START DATA LINES
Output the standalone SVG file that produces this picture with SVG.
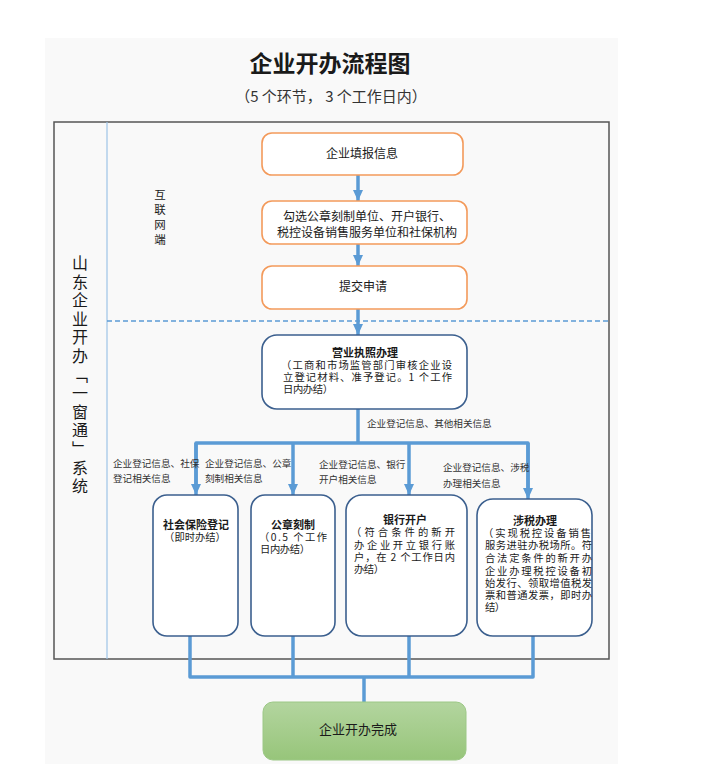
<svg xmlns="http://www.w3.org/2000/svg" width="724" height="764" viewBox="0 0 724 764">
<defs>
<style>
text{font-family:"Noto Sans CJK SC","Noto Sans",sans-serif;fill:#1a1a1a}
.orange{fill:#fff;stroke:#f39a5b;stroke-width:1.6}
.blue{fill:#fff;stroke:#3b5f8e;stroke-width:1.6}
.t12{font-size:12px}
.t11{font-size:10.3px}
.lbl{font-size:9.6px;fill:#333}
.h{font-weight:bold;font-size:11px}
.c{text-anchor:middle}
.conn{fill:none;stroke:#5b9bd5;stroke-width:3.5;stroke-linejoin:round}
</style>
<marker id="ah" markerUnits="userSpaceOnUse" markerWidth="12" markerHeight="10" refX="11" refY="5" orient="auto">
<path d="M0,0 L11,5 L0,10 Z" fill="#5b9bd5"/>
</marker>
<linearGradient id="g" x1="0" y1="0" x2="0" y2="1">
<stop offset="0" stop-color="#b3d59f"/>
<stop offset="1" stop-color="#97c57a"/>
</linearGradient>
</defs>
<rect x="0" y="0" width="724" height="764" fill="#fff"/>
<rect x="45" y="38" width="573" height="726" fill="#f9f9f9"/>
<text x="330" y="72" class="c" style="font-size:23px;font-weight:bold">企业开办流程图</text>
<text x="331" y="102" class="c" style="font-size:15px;fill:#333">（5 个环节， 3 个工作日内）</text>
<rect x="54" y="122" width="555" height="537" fill="none" stroke="#555" stroke-width="1.5"/>
<line x1="107" y1="122" x2="107" y2="659" stroke="#9dc3e6" stroke-width="1.2"/>
<line x1="107" y1="321" x2="609" y2="321" stroke="#5b9bd5" stroke-width="1.3" stroke-dasharray="5,3"/>
<g id="side-label">
<text x="80" y="255" writing-mode="vertical-rl" style="font-size:16px;letter-spacing:2.6px">山东企业开办「一窗通」系统</text>
</g>
<g id="net-label">
<text x="160" y="189" writing-mode="vertical-rl" style="font-size:11.5px;letter-spacing:3.5px">互联网端</text>
</g>
<g id="connectors">
<line class="conn" x1="358" y1="175" x2="358" y2="201" marker-end="url(#ah)"/>
<line class="conn" x1="358" y1="244" x2="358" y2="266" marker-end="url(#ah)"/>
<line class="conn" x1="358" y1="309" x2="358" y2="335" marker-end="url(#ah)"/>
<polyline class="conn" points="358,409 358,443"/>
<polyline class="conn" points="196,490 196,443 528,443 528,494"/>
<line class="conn" x1="196" y1="443" x2="196" y2="495" marker-end="url(#ah)"/>
<line class="conn" x1="293" y1="443" x2="293" y2="495" marker-end="url(#ah)"/>
<line class="conn" x1="409" y1="443" x2="409" y2="495" marker-end="url(#ah)"/>
<line class="conn" x1="528" y1="443" x2="528" y2="499" marker-end="url(#ah)"/>
<polyline class="conn" points="190,636 190,677 533,677 533,636"/>
<line class="conn" x1="293" y1="636" x2="293" y2="677"/>
<line class="conn" x1="409" y1="636" x2="409" y2="677"/>
<line class="conn" x1="364" y1="677" x2="364" y2="702"/>
<text x="367" y="427" class="lbl">企业登记信息、其他相关信息</text>
<text class="lbl"><tspan x="113" y="467">企业登记信息、社保</tspan><tspan x="113" y="482">登记相关信息</tspan></text>
<text class="lbl"><tspan x="205" y="467">企业登记信息、公章</tspan><tspan x="205" y="482">刻制相关信息</tspan></text>
<text class="lbl"><tspan x="319" y="468">企业登记信息、银行</tspan><tspan x="319" y="483">开户相关信息</tspan></text>
<text class="lbl"><tspan x="443" y="471">企业登记信息、涉税</tspan><tspan x="443" y="487">办理相关信息</tspan></text>
</g>
<g id="n1">
<rect class="orange" x="262" y="133" width="201" height="42" rx="10"/>
<text x="362" y="158" class="c t12">企业填报信息</text>
</g>
<g id="n2">
<rect class="orange" x="262" y="201" width="205" height="43" rx="10"/>
<text class="c t12"><tspan x="367" y="221">勾选公章刻制单位、开户银行、</tspan><tspan x="367" y="237">税控设备销售服务单位和社保机构</tspan></text>
</g>
<g id="n3">
<rect class="orange" x="262" y="266" width="205" height="43" rx="10"/>
<text x="363" y="291" class="c t12">提交申请</text>
</g>
<g id="n4">
<rect class="blue" x="262" y="335" width="205" height="74" rx="15"/>
<text class="t11"><tspan x="365" y="357" class="c h">营业执照办理</tspan><tspan x="281" y="369" textLength="171">（工商和市场监管部门审核企业设</tspan><tspan x="283" y="381" textLength="169">立登记材料、准予登记。1 个工作</tspan><tspan x="283" y="393" textLength="50">日内办结）</tspan></text>
</g>
<g id="n5">
<rect class="blue" x="153" y="495" width="85" height="141" rx="14"/>
<text class="t11 c"><tspan x="196" y="529" class="h">社会保险登记</tspan><tspan x="195" y="541">（即时办结）</tspan></text>
</g>
<g id="n6">
<rect class="blue" x="251" y="495" width="84" height="141" rx="14"/>
<text class="t11"><tspan x="293" y="529" class="c h">公章刻制</tspan><tspan x="259" y="541" textLength="68">（0.5 个工作</tspan><tspan x="260" y="553" textLength="50">日内办结）</tspan></text>
</g>
<g id="n7">
<rect class="blue" x="346" y="495" width="121" height="141" rx="16"/>
<text class="t11"><tspan x="405" y="524" class="c h">银行开户</tspan><tspan x="351" y="536" textLength="104">（符合条件的新开</tspan><tspan x="354" y="549" textLength="101">办企业开立银行账</tspan><tspan x="354" y="561" textLength="101">户，在 2 个工作日内</tspan><tspan x="354" y="573" textLength="30">办结）</tspan></text>
</g>
<g id="n8">
<rect class="blue" x="477" y="499" width="115" height="137" rx="16"/>
<text class="t11"><tspan x="535" y="525" class="c h">涉税办理</tspan><tspan x="483" y="537" textLength="108">（实现税控设备销售</tspan><tspan x="485" y="549" textLength="107">服务进驻办税场所。符</tspan><tspan x="485" y="562" textLength="107">合法定条件的新开办</tspan><tspan x="485" y="575" textLength="107">企业办理税控设备初</tspan><tspan x="485" y="587" textLength="107">始发行、领取增值税发</tspan><tspan x="485" y="599" textLength="107">票和普通发票，即时办</tspan><tspan x="485" y="611" textLength="20">结）</tspan></text>
</g>
<g id="n9">
<rect x="263" y="702" width="203" height="58" rx="10" fill="url(#g)" stroke="#9cc886" stroke-width="1"/>
<text x="358" y="734" class="c" style="font-size:13px">企业开办完成</text>
</g>
</svg>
END DATA LINES
PROBLEM TO WORK ON: Copy out each line exactly, without the pictures.

EXERCISE OUTPUT:
Output the standalone SVG file that produces this picture with SVG.
<svg xmlns="http://www.w3.org/2000/svg" width="724" height="764" viewBox="0 0 724 764">
<defs>
<style>
text{font-family:"Noto Sans CJK SC","Noto Sans",sans-serif;fill:#1a1a1a}
.orange{fill:#fff;stroke:#f39a5b;stroke-width:1.6}
.blue{fill:#fff;stroke:#3b5f8e;stroke-width:1.6}
.t12{font-size:12px}
.t11{font-size:10.3px}
.lbl{font-size:9.6px;fill:#333}
.h{font-weight:bold;font-size:11px}
.c{text-anchor:middle}
.conn{fill:none;stroke:#5b9bd5;stroke-width:3.5;stroke-linejoin:round}
</style>
<marker id="ah" markerUnits="userSpaceOnUse" markerWidth="12" markerHeight="10" refX="11" refY="5" orient="auto">
<path d="M0,0 L11,5 L0,10 Z" fill="#5b9bd5"/>
</marker>
<linearGradient id="g" x1="0" y1="0" x2="0" y2="1">
<stop offset="0" stop-color="#b3d59f"/>
<stop offset="1" stop-color="#97c57a"/>
</linearGradient>
</defs>
<rect x="0" y="0" width="724" height="764" fill="#fff"/>
<rect x="45" y="38" width="573" height="726" fill="#f9f9f9"/>
<text x="330" y="72" class="c" style="font-size:23px;font-weight:bold">企业开办流程图</text>
<text x="331" y="102" class="c" style="font-size:15px;fill:#333">（5 个环节， 3 个工作日内）</text>
<rect x="54" y="122" width="555" height="537" fill="none" stroke="#555" stroke-width="1.5"/>
<line x1="107" y1="122" x2="107" y2="659" stroke="#9dc3e6" stroke-width="1.2"/>
<line x1="107" y1="321" x2="609" y2="321" stroke="#5b9bd5" stroke-width="1.3" stroke-dasharray="5,3"/>
<g id="side-label">
<text x="80" y="255" writing-mode="vertical-rl" style="font-size:16px;letter-spacing:2.6px">山东企业开办「一窗通」系统</text>
</g>
<g id="net-label">
<text x="160" y="189" writing-mode="vertical-rl" style="font-size:11.5px;letter-spacing:3.5px">互联网端</text>
</g>
<g id="connectors">
<line class="conn" x1="358" y1="175" x2="358" y2="201" marker-end="url(#ah)"/>
<line class="conn" x1="358" y1="244" x2="358" y2="266" marker-end="url(#ah)"/>
<line class="conn" x1="358" y1="309" x2="358" y2="335" marker-end="url(#ah)"/>
<polyline class="conn" points="358,409 358,443"/>
<polyline class="conn" points="196,490 196,443 528,443 528,494"/>
<line class="conn" x1="196" y1="443" x2="196" y2="495" marker-end="url(#ah)"/>
<line class="conn" x1="293" y1="443" x2="293" y2="495" marker-end="url(#ah)"/>
<line class="conn" x1="409" y1="443" x2="409" y2="495" marker-end="url(#ah)"/>
<line class="conn" x1="528" y1="443" x2="528" y2="499" marker-end="url(#ah)"/>
<polyline class="conn" points="190,636 190,677 533,677 533,636"/>
<line class="conn" x1="293" y1="636" x2="293" y2="677"/>
<line class="conn" x1="409" y1="636" x2="409" y2="677"/>
<line class="conn" x1="364" y1="677" x2="364" y2="702"/>
<text x="367" y="427" class="lbl">企业登记信息、其他相关信息</text>
<text class="lbl"><tspan x="113" y="467">企业登记信息、社保</tspan><tspan x="113" y="482">登记相关信息</tspan></text>
<text class="lbl"><tspan x="205" y="467">企业登记信息、公章</tspan><tspan x="205" y="482">刻制相关信息</tspan></text>
<text class="lbl"><tspan x="319" y="468">企业登记信息、银行</tspan><tspan x="319" y="483">开户相关信息</tspan></text>
<text class="lbl"><tspan x="443" y="471">企业登记信息、涉税</tspan><tspan x="443" y="487">办理相关信息</tspan></text>
</g>
<g id="n1">
<rect class="orange" x="262" y="133" width="201" height="42" rx="10"/>
<text x="362" y="158" class="c t12">企业填报信息</text>
</g>
<g id="n2">
<rect class="orange" x="262" y="201" width="205" height="43" rx="10"/>
<text class="c t12"><tspan x="367" y="221">勾选公章刻制单位、开户银行、</tspan><tspan x="367" y="237">税控设备销售服务单位和社保机构</tspan></text>
</g>
<g id="n3">
<rect class="orange" x="262" y="266" width="205" height="43" rx="10"/>
<text x="363" y="291" class="c t12">提交申请</text>
</g>
<g id="n4">
<rect class="blue" x="262" y="335" width="205" height="74" rx="15"/>
<text class="t11"><tspan x="365" y="357" class="c h">营业执照办理</tspan><tspan x="281" y="369" textLength="171">（工商和市场监管部门审核企业设</tspan><tspan x="283" y="381" textLength="169">立登记材料、准予登记。1 个工作</tspan><tspan x="283" y="393" textLength="50">日内办结）</tspan></text>
</g>
<g id="n5">
<rect class="blue" x="153" y="495" width="85" height="141" rx="14"/>
<text class="t11 c"><tspan x="196" y="529" class="h">社会保险登记</tspan><tspan x="195" y="541">（即时办结）</tspan></text>
</g>
<g id="n6">
<rect class="blue" x="251" y="495" width="84" height="141" rx="14"/>
<text class="t11"><tspan x="293" y="529" class="c h">公章刻制</tspan><tspan x="259" y="541" textLength="68">（0.5 个工作</tspan><tspan x="260" y="553" textLength="50">日内办结）</tspan></text>
</g>
<g id="n7">
<rect class="blue" x="346" y="495" width="121" height="141" rx="16"/>
<text class="t11"><tspan x="405" y="524" class="c h">银行开户</tspan><tspan x="351" y="536" textLength="104">（符合条件的新开</tspan><tspan x="354" y="549" textLength="101">办企业开立银行账</tspan><tspan x="354" y="561" textLength="101">户，在 2 个工作日内</tspan><tspan x="354" y="573" textLength="30">办结）</tspan></text>
</g>
<g id="n8">
<rect class="blue" x="477" y="499" width="115" height="137" rx="16"/>
<text class="t11"><tspan x="535" y="525" class="c h">涉税办理</tspan><tspan x="483" y="537" textLength="108">（实现税控设备销售</tspan><tspan x="485" y="549" textLength="107">服务进驻办税场所。符</tspan><tspan x="485" y="562" textLength="107">合法定条件的新开办</tspan><tspan x="485" y="575" textLength="107">企业办理税控设备初</tspan><tspan x="485" y="587" textLength="107">始发行、领取增值税发</tspan><tspan x="485" y="599" textLength="107">票和普通发票，即时办</tspan><tspan x="485" y="611" textLength="20">结）</tspan></text>
</g>
<g id="n9">
<rect x="263" y="702" width="203" height="58" rx="10" fill="url(#g)" stroke="#9cc886" stroke-width="1"/>
<text x="358" y="734" class="c" style="font-size:13px">企业开办完成</text>
</g>
</svg>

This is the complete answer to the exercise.